- Aim -
Copy from the first line below down to and including the line with "return 1 - y / H". Skip the pictures.

- Data section -
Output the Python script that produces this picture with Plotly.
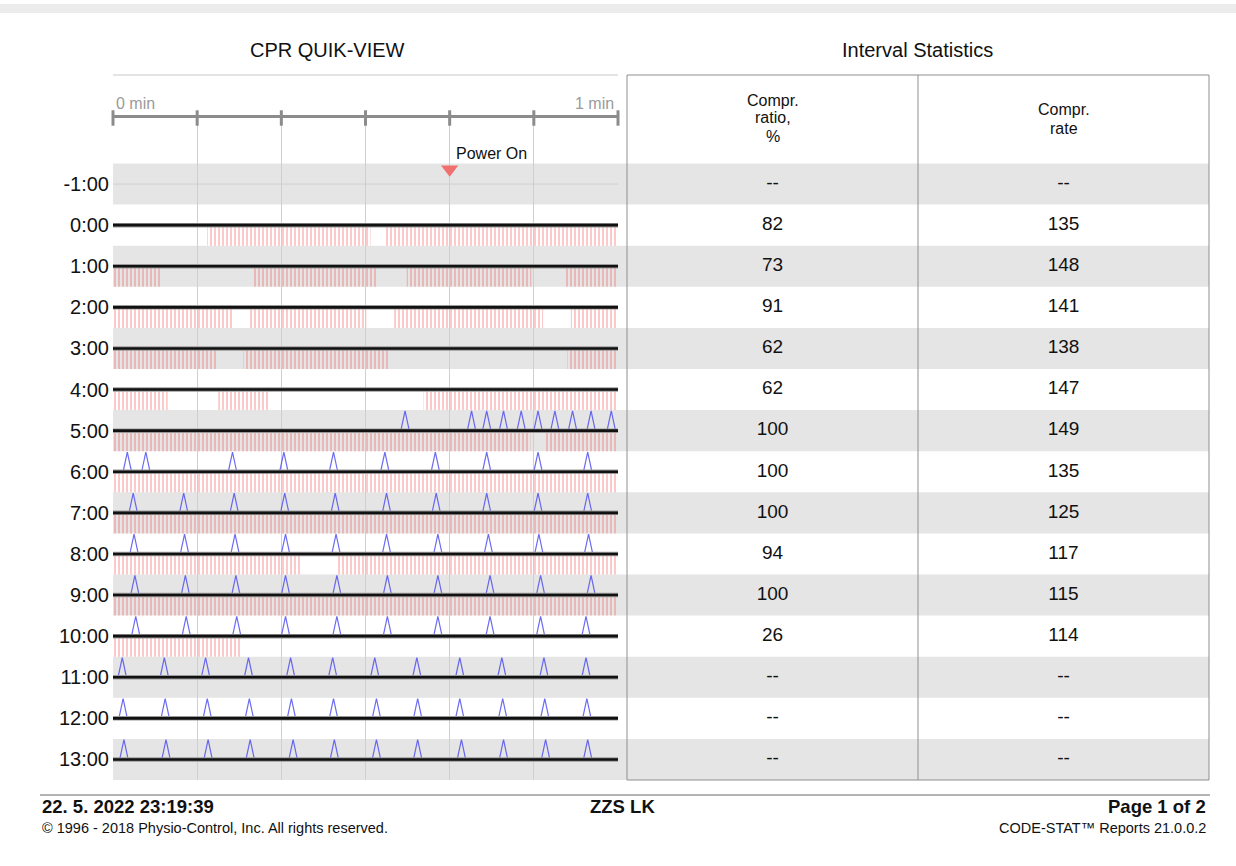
import plotly.graph_objects as go

W, H = 1236, 866


def px(x):
    return x / W


def py(y):
    return 1 - y / H


# ---------------- data ----------------
row_labels = ["-1:00", "0:00", "1:00", "2:00", "3:00", "4:00", "5:00", "6:00",
              "7:00", "8:00", "9:00", "10:00", "11:00", "12:00", "13:00"]
ratio_pct = [None, 82, 73, 91, 62, 62, 100, 100, 100, 94, 100, 26, None, None, None]
rate_cpm = [None, 135, 148, 141, 138, 147, 149, 135, 125, 117, 115, 114, None, None, None]
recorded_rows = ["0:00", "1:00", "2:00", "3:00", "4:00", "5:00", "6:00", "7:00",
                 "8:00", "9:00", "10:00", "11:00", "12:00", "13:00"]
grid_ticks_s = [0, 10, 20, 30, 40, 50, 60]

# compression periods (start s, end s) within each minute row
compr_segments = {
    "0:00": [(11.2, 30.6), (32.2, 59.9)],
    "1:00": [(0.0, 5.8), (16.7, 31.3), (34.9, 49.7), (53.8, 59.9)],
    "2:00": [(0.0, 14.2), (16.2, 30.1), (33.4, 51.1), (54.4, 59.9)],
    "3:00": [(0.0, 12.3), (15.5, 32.7), (54.0, 59.9)],
    "4:00": [(0.0, 6.5), (12.5, 18.5), (36.9, 59.9)],
    "5:00": [(0.0, 49.6), (51.4, 59.9)],
    "6:00": [(0.0, 59.9)],
    "7:00": [(0.0, 59.9)],
    "8:00": [(0.0, 22.4), (26.7, 59.9)],
    "9:00": [(0.0, 59.9)],
    "10:00": [(0.0, 15.2)],
}

# ventilation times (s) within each minute row
ventilations = {
    "5:00": [34.7, 42.6, 44.4, 46.4, 48.5, 50.5, 52.5, 54.6, 56.8, 59.2],
    "6:00": [1.7, 3.9, 14.2, 20.3, 26.2, 32.3, 38.3, 44.4, 50.5, 56.4],
    "7:00": [2.4, 8.4, 14.4, 20.4, 26.4, 32.5, 38.4, 44.4, 50.5, 56.4],
    "8:00": [2.5, 8.5, 14.5, 20.5, 26.5, 32.5, 38.6, 44.6, 50.6, 56.5],
    "9:00": [2.6, 8.6, 14.6, 20.5, 26.6, 32.6, 38.6, 44.8, 50.8, 56.8],
    "10:00": [2.7, 8.7, 14.7, 20.5, 26.6, 32.6, 38.6, 44.8, 50.8, 56.2],
    "11:00": [1.1, 6.1, 11.0, 16.1, 21.1, 26.1, 31.1, 36.1, 41.2, 46.2, 51.2, 56.2],
    "12:00": [1.2, 6.2, 11.2, 16.2, 21.2, 26.2, 31.3, 36.2, 41.2, 46.3, 51.3, 56.3],
    "13:00": [1.3, 6.3, 11.3, 16.3, 21.4, 26.3, 31.3, 36.2, 41.4, 46.4, 51.4, 56.4],
}

power_on = {"row": "-1:00", "t": 40.0, "label": "Power On"}

# ---------------- styling constants ----------------
FONT = "Liberation Sans, Arial, Helvetica, sans-serif"
X0, X1 = 113, 618            # left plot pixel extent
TX0, TX1, TMID = 627, 1209, 918
Y_TOP_PX, Y_BOT_PX = 118, 780
ROW_PX = 41.07
Y_TOP = -(184 - Y_TOP_PX) / ROW_PX   # data value at the top of plot area
VENT_HALF = 0.5
VENT_H = 0.48
HATCH_PX = 4          # hatch spacing in pixels
HATCH_SOLIDITY = 0.25

idx = {lab: i for i, lab in enumerate(row_labels)}
ys = list(range(len(row_labels)))

fig = go.Figure()

# gray alternating bands (both halves)
shapes = []
for i, lab in enumerate(row_labels):
    if i % 2 == 0:
        shapes.append(dict(type="rect", xref="paper", yref="y",
                           x0=px(X0), x1=px(TX1), y0=i - 0.5, y1=i + 0.5,
                           fillcolor="#e5e5e5", line=dict(width=0), layer="below"))

# thin row guide lines (left plot only)
gx, gy = [], []
for i in ys:
    gx += [0, 60, None]
    gy += [i, i, None]
fig.add_trace(go.Scatter(x=gx, y=gy, mode="lines", line=dict(color="#cfcfcf", width=1),
                         hoverinfo="skip", showlegend=False))

# compressions as vertically-hatched bars
bx, by, bbase = [], [], []
for lab, segs in compr_segments.items():
    for s, e in segs:
        by.append(idx[lab] + 0.27)
        bbase.append(s)
        bx.append(e - s)
fig.add_trace(go.Bar(
    x=bx, y=by, base=bbase, orientation="h", width=0.46,
    marker=dict(color="rgba(0,0,0,0)", line=dict(width=0),
                pattern=dict(shape="|", size=HATCH_PX, solidity=HATCH_SOLIDITY,
                             fgcolor="#ee4f4f", fgopacity=0.6)),
    hoverinfo="skip", showlegend=False, xaxis="x", yaxis="y"))

# ventilations as narrow open peaks
vx, vy = [], []
for lab, times in ventilations.items():
    i = idx[lab]
    for t in times:
        vx += [t - VENT_HALF, t, t + VENT_HALF, None]
        vy += [i, i - VENT_H, i, None]
fig.add_trace(go.Scatter(x=vx, y=vy, mode="lines",
                         line=dict(color="rgba(70,70,240,0.8)", width=1.2),
                         hoverinfo="skip", showlegend=False))

# recording baselines
lx, ly = [], []
for lab in recorded_rows:
    lx += [0, 60, None]
    ly += [idx[lab], idx[lab], None]
fig.add_trace(go.Scatter(x=lx, y=ly, mode="lines",
                         line=dict(color="#9a9a9a", width=4.5),
                         hoverinfo="skip", showlegend=False))
fig.add_trace(go.Scatter(x=lx, y=ly, mode="lines",
                         line=dict(color="#111111", width=2.6),
                         hoverinfo="skip", showlegend=False))

# top-axis tick marks
fig.add_trace(go.Scatter(x=grid_ticks_s, y=[Y_TOP] * len(grid_ticks_s), mode="markers",
                         marker=dict(symbol="line-ns", size=11,
                                     line=dict(color="#8c8c8c", width=3)),
                         cliponaxis=False, hoverinfo="skip", showlegend=False))

# power on marker
fig.add_trace(go.Scatter(x=[power_on["t"]], y=[idx[power_on["row"]] - 0.36], mode="markers",
                         marker=dict(symbol="triangle-down", size=15, color="#f07070"),
                         cliponaxis=False, hoverinfo="skip", showlegend=False))

# table values
col1 = ["--" if v is None else str(v) for v in ratio_pct]
col2 = ["--" if v is None else str(v) for v in rate_cpm]
fig.add_trace(go.Scatter(x=[0.5] * len(ys), y=ys, text=col1, mode="text",
                         textfont=dict(size=19, color="#111", family=FONT),
                         xaxis="x2", yaxis="y", hoverinfo="skip", showlegend=False))
fig.add_trace(go.Scatter(x=[1.5] * len(ys), y=ys, text=col2, mode="text",
                         textfont=dict(size=19, color="#111", family=FONT),
                         xaxis="x2", yaxis="y", hoverinfo="skip", showlegend=False))

# decorative lines
shapes += [
    dict(type="rect", xref="paper", yref="paper", x0=0, x1=1, y0=py(13), y1=py(4),
         fillcolor="#ececec", line=dict(width=0), layer="below"),
    dict(type="line", xref="paper", yref="paper", x0=px(X0), x1=px(X1), y0=py(75), y1=py(75),
         line=dict(color="#c8c8c8", width=1)),
    dict(type="rect", xref="paper", yref="paper", x0=px(TX0), x1=px(TX1), y0=py(780), y1=py(75),
         line=dict(color="#8f8f8f", width=1)),
    dict(type="line", xref="paper", yref="paper", x0=px(TMID), x1=px(TMID), y0=py(780), y1=py(75),
         line=dict(color="#8f8f8f", width=1)),
    dict(type="line", xref="paper", yref="paper", x0=px(40), x1=px(1210), y0=py(795), y1=py(795),
         line=dict(color="#b4b4b4", width=2)),
]

ann = []


def A(text, x, y, size, xanchor="center", color="#111", xref="paper", xshift=0):
    ann.append(dict(text=text, x=x, y=py(y), xref=xref, yref="paper", showarrow=False,
                    xanchor=xanchor, yanchor="middle", xshift=xshift,
                    font=dict(size=size, color=color, family=FONT)))


A("CPR QUIK-VIEW", px(327), 50, 20)
A("Interval Statistics", px(917), 50, 20)
c1 = px((TX0 + TMID) / 2)
c2 = px((TMID + TX1) / 2)
A("Compr.", c1, 100, 16)
A("ratio,", c1, 118, 16)
A("%", c1, 136, 16)
A("Compr.", c2, 110, 16)
A("rate", c2, 128, 16)
A("0 min", 0, 103, 16, xanchor="left", color="#9a9a9a", xref="x", xshift=1)
A("1 min", 60, 103, 16, xanchor="right", color="#9a9a9a", xref="x", xshift=-2)
A(power_on["label"], power_on["t"], 153, 16, xanchor="left", xref="x", xshift=4)
A("<b>22. 5. 2022 23:19:39</b>", px(40), 806, 18.5, xanchor="left")
A("<b>ZZS LK</b>", px(622), 806, 18.5)
A("<b>Page 1 of 2</b>", px(1208), 806, 18.5, xanchor="right")
A("© 1996 - 2018 Physio-Control, Inc. All rights reserved.", px(40), 828, 14.5, xanchor="left")
A("CODE-STAT™ Reports 21.0.0.2", px(1208), 828, 14.5, xanchor="right")

fig.update_layout(
    width=W, height=H, margin=dict(l=0, r=0, t=0, b=0),
    paper_bgcolor="white", plot_bgcolor="rgba(0,0,0,0)",
    font=dict(family=FONT, color="#111"),
    barmode="overlay", showlegend=False,
    shapes=shapes, annotations=ann,
    xaxis=dict(domain=[px(X0), px(X1)], range=[0, 60], side="top", anchor="y",
               showline=True, linecolor="#8c8c8c", linewidth=3,
               showgrid=True, gridcolor="#cfcfcf", gridwidth=1,
               tickmode="array", tickvals=grid_ticks_s, showticklabels=False,
               ticks="", zeroline=False, fixedrange=True),
    xaxis2=dict(domain=[px(TX0), px(TX1)], range=[0, 2], anchor="y", visible=False,
                fixedrange=True),
    yaxis=dict(domain=[py(Y_BOT_PX), py(Y_TOP_PX)], range=[len(row_labels) - 0.5, Y_TOP],
               tickmode="array", tickvals=ys, ticktext=row_labels,
               tickfont=dict(size=20, color="#111", family=FONT),
               ticklabelstandoff=3,
               showgrid=False, zeroline=False,
               ticks="", showline=False, fixedrange=True),
)

fig.write_html("out.html", config={"displayModeBar": False},
               post_script="document.body.style.margin='0';document.body.style.overflow='hidden';")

- Solution -
Output the Python script that produces this picture with Plotly.
import plotly.graph_objects as go

W, H = 1236, 866


def px(x):
    return x / W


def py(y):
    return 1 - y / H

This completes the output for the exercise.